On 27.08.2017 16:07, Johnny Billquist wrote:
> On 2017-08-27 14:09, D'Arcy Cain wrote:
>> On 08/27/2017 03:59 AM, Christos Zoulas wrote:
>>> LGTM, perhaps leave a comment /* old P_FSTRACE    0x00010000 */
>>> instead of completely removing the constants for now as a reminder.
>>
>> Isn't that sort of duplicating what CVS does?
> 
> I would say no. CVS allows you to go back in history, see what changed,
> see how things were before, and so on.
> Documenting something in the code is useful for people who are writing
> code. It would be impossible to always go back and check the full
> history of every file when you are doing work. If there is something
> that is useful for the future to be aware of, it needs to be documented
> in the code, including if it is something of related to history.
> 
> If it is totally irrelevant for future code writing, then there is no
> need to keep any comment in the code, but if, for example, some constant
> of value in a larger range historically was used for something, this is
> important to keep around, even if it is no longer used, as it should
> maybe be left unused/undefined, and if you need some new value, you
> should grab a different one.

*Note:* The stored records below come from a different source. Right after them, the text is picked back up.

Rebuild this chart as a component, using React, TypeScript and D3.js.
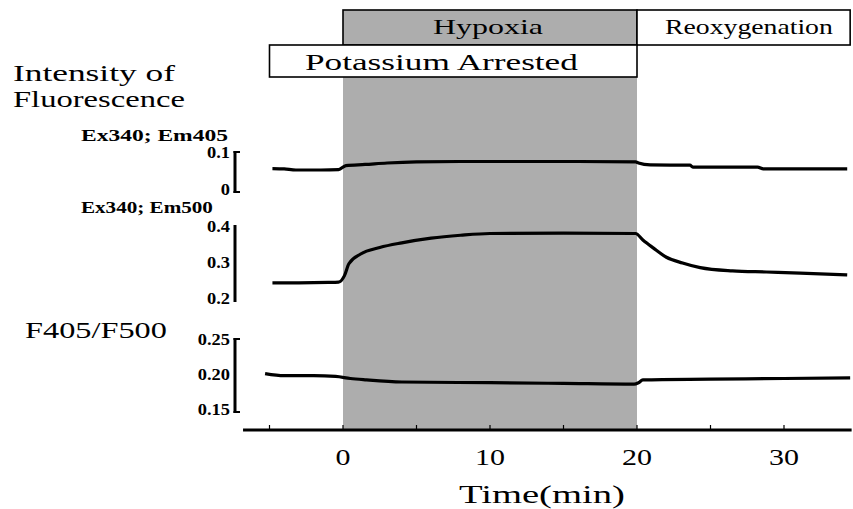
import React, { useLayoutEffect, useRef, useState } from "react";
import * as d3 from "d3";

// Experimental protocol phases (minutes)
const phaseLabels = ["Hypoxia", "Reoxygenation", "Potassium Arrested"];
const phaseStart = [0, 20, -5];
const phaseEnd = [20, 34.5, 20];
const phaseRow = [0, 0, 1];

// Time axis
const timeTicks = [-5, 0, 5, 10, 15, 20, 25, 30];
const timeLabels = [0, 10, 20, 30];

// Ex340; Em405 trace
const t405 = [-4.8, -4, -3.2, -1.5, -0.3, 0.2, 1.5, 3, 5, 8, 12, 16, 19.9, 20.1, 20.9, 23.6, 23.8, 28.2, 28.6, 34.3];
const v405 = [0.058, 0.057, 0.054, 0.054, 0.055, 0.066, 0.069, 0.073, 0.076, 0.077, 0.077, 0.077, 0.076, 0.073, 0.068, 0.067, 0.062, 0.062, 0.057, 0.057];

// Ex340; Em500 trace
const t500 = [-4.8, -3, -1, -0.3, 0.1, 0.4, 1.2, 2.5, 4, 6, 8, 10, 15, 19.9, 20.4, 21.1, 22, 23.1, 24.3, 26.5, 28.8, 31.1, 34.3];
const v500 = [0.245, 0.245, 0.246, 0.247, 0.265, 0.298, 0.325, 0.343, 0.356, 0.369, 0.377, 0.382, 0.383, 0.382, 0.364, 0.342, 0.316, 0.300, 0.287, 0.278, 0.275, 0.272, 0.267];

// F405/F500 ratio trace
const tRatio = [-5.3, -4, -2, -0.5, 0.5, 1.6, 4, 10, 15, 19.8, 20.1, 20.4, 25, 30, 34.5];
const vRatio = [0.202, 0.199, 0.199, 0.198, 0.195, 0.193, 0.190, 0.189, 0.188, 0.187, 0.189, 0.193, 0.194, 0.195, 0.196];

const ticks405 = ["0.1", "0"];
const ticks500 = ["0.4", "0.3", "0.2"];
const ticksRatio = ["0.25", "0.20", "0.15"];

const serif = { fontFamily: '"Liberation Serif"' };

type FitProps = {
  x: number;
  y: number;
  w?: number;
  sx?: number;
  size: number;
  bold?: boolean;
  anchor?: "start" | "middle" | "end";
  children: React.ReactNode;
};

// Text widened horizontally to a target width (or by a fixed factor)
function FitText({ x, y, w, sx = 1, size, bold, anchor = "start", children }: FitProps) {
  const ref = useRef<SVGTextElement>(null);
  const [s, setS] = useState(sx);
  useLayoutEffect(() => {
    if (w && ref.current) {
      const len = ref.current.getComputedTextLength();
      if (len > 0) setS(w / len);
    }
  }, [w, children]);
  return (
    <g transform={`translate(${x},${y}) scale(${s},1)`}>
      <text
        ref={ref}
        style={serif}
        fontSize={size}
        fontWeight={bold ? "bold" : undefined}
        textAnchor={anchor}
        fill="#000"
      >
        {children}
      </text>
    </g>
  );
}

export default function App() {
  const x = d3.scaleLinear().domain([0, 20]).range([343, 637]);
  const y405 = d3.scaleLinear().domain([0, 0.1]).range([190, 153]);
  const y500 = d3.scaleLinear().domain([0.2, 0.4]).range([299, 227]);
  const yRatio = d3.scaleLinear().domain([0.15, 0.25]).range([410, 340]);

  const rowTop = [10, 45];
  const rowH = [35, 32];
  const labelLen = [110, 168, 273];
  const labelLeft = [433, 665, 305];
  const labelBase = [34, 70];
  const axisY = 430;

  const mk = (ys: d3.ScaleLinear<number, number>) =>
    d3
      .line<[number, number]>()
      .x((d) => x(d[0]))
      .y((d) => ys(d[1]))
      .curve(d3.curveMonotoneX);

  const path405 = mk(y405)(t405.map((t, i) => [t, v405[i]]));
  const path500 = mk(y500)(t500.map((t, i) => [t, v500[i]]));
  const pathRatio = mk(yRatio)(tRatio.map((t, i) => [t, vRatio[i]]));

  const bracket = (
    ys: d3.ScaleLinear<number, number>,
    top: number,
    bottom: number,
    feet: boolean
  ) => {
    const bx = 235;
    const y0 = ys(top) - 2;
    const y1 = ys(bottom) + 3;
    return (
      <g stroke="#000" fill="none" strokeWidth={3}>
        <line x1={bx} x2={bx} y1={y0} y2={y1} />
        {feet && <line x1={bx - 1.5} x2={bx + 5} y1={y0 + 1} y2={y0 + 1} strokeWidth={2} />}
        {feet && <line x1={bx - 1.5} x2={bx + 5} y1={y1 - 1} y2={y1 - 1} strokeWidth={2} />}
      </g>
    );
  };

  const tickText = (labels: string[], ys: d3.ScaleLinear<number, number>) =>
    labels.map((l) => (
      <FitText key={l} x={230} y={ys(parseFloat(l)) + 5} sx={1.15} size={16} bold anchor="end">
        {l}
      </FitText>
    ));

  return (
    <svg width={853} height={509} style={{ position: "absolute", left: 0, top: 0 }}>
      <rect width={853} height={509} fill="#fff" />
      {/* hypoxia shading */}
      <rect x={x(0)} y={rowTop[0]} width={x(20) - x(0)} height={axisY - rowTop[0]} fill="#adadad" />

      {/* phase boxes */}
      {phaseLabels.map((lab, i) => {
        const r = phaseRow[i];
        const x0 = x(phaseStart[i]);
        const x1 = x(phaseEnd[i]);
        return (
          <g key={lab}>
            <rect
              x={x0}
              y={rowTop[r]}
              width={x1 - x0}
              height={rowH[r]}
              fill={lab === "Hypoxia" ? "none" : "#fff"}
              stroke="#000"
              strokeWidth={1.6}
            />
            <FitText x={labelLeft[i]} y={labelBase[r]} w={labelLen[i]} size={r === 0 ? 22 : 24}>
              {lab}
            </FitText>
          </g>
        );
      })}

      {/* left titles */}
      <FitText x={13} y={81} w={162} size={24}>Intensity of</FitText>
      <FitText x={13} y={107} w={172} size={24}>Fluorescence</FitText>
      <FitText x={81} y={141} w={147} size={16} bold>Ex340; Em405</FitText>
      <FitText x={81} y={213} w={132} size={16} bold>Ex340; Em500</FitText>
      <FitText x={25} y={338} w={142} size={24}>F405/F500</FitText>

      {/* panel scales */}
      {bracket(y405, 0.1, 0, true)}
      {bracket(y500, 0.4, 0.2, false)}
      {bracket(yRatio, 0.25, 0.15, true)}
      {tickText(ticks405, y405)}
      {tickText(ticks500, y500)}
      {tickText(ticksRatio, yRatio)}

      {/* traces */}
      <g fill="none" stroke="#000" strokeWidth={3.2} strokeLinejoin="round">
        <path d={path405 ?? ""} />
        <path d={path500 ?? ""} />
        <path d={pathRatio ?? ""} />
      </g>

      {/* time axis */}
      <line x1={x(-6.8)} x2={x(34.6)} y1={axisY} y2={axisY} stroke="#000" strokeWidth={3} />
      {timeTicks.map((t) => (
        <line key={t} x1={x(t)} x2={x(t)} y1={axisY} y2={axisY - 5} stroke="#000" strokeWidth={1.2} />
      ))}
      {timeLabels.map((t) => (
        <FitText key={t} x={x(t)} y={465} sx={1.25} size={24} anchor="middle">
          {t}
        </FitText>
      ))}
      <FitText x={459} y={503} w={166} size={25}>Time(min)</FitText>
    </svg>
  );
}
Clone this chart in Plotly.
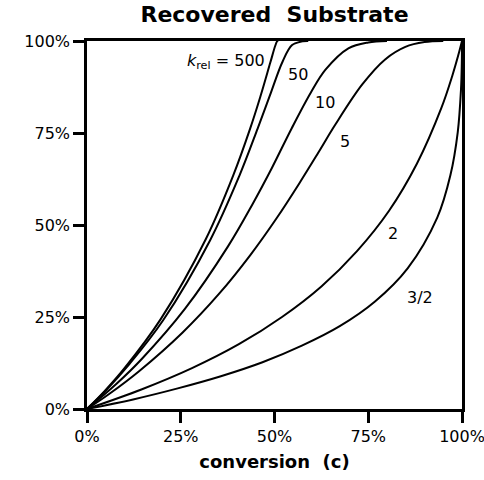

If you get what I mean.
> 
>   Johnny
> 

I use git mirror for data mining.

Mirror: https://github.com/NetBSD/src/

Useful commands:
git log -p -- file-or-directory
git log --grep "message"

Some of operations are quicker through GitHub, as it has indexed the
repository. GitHub can be also used to scan open-source software
available on this hosting site for code or phrase in a commit message.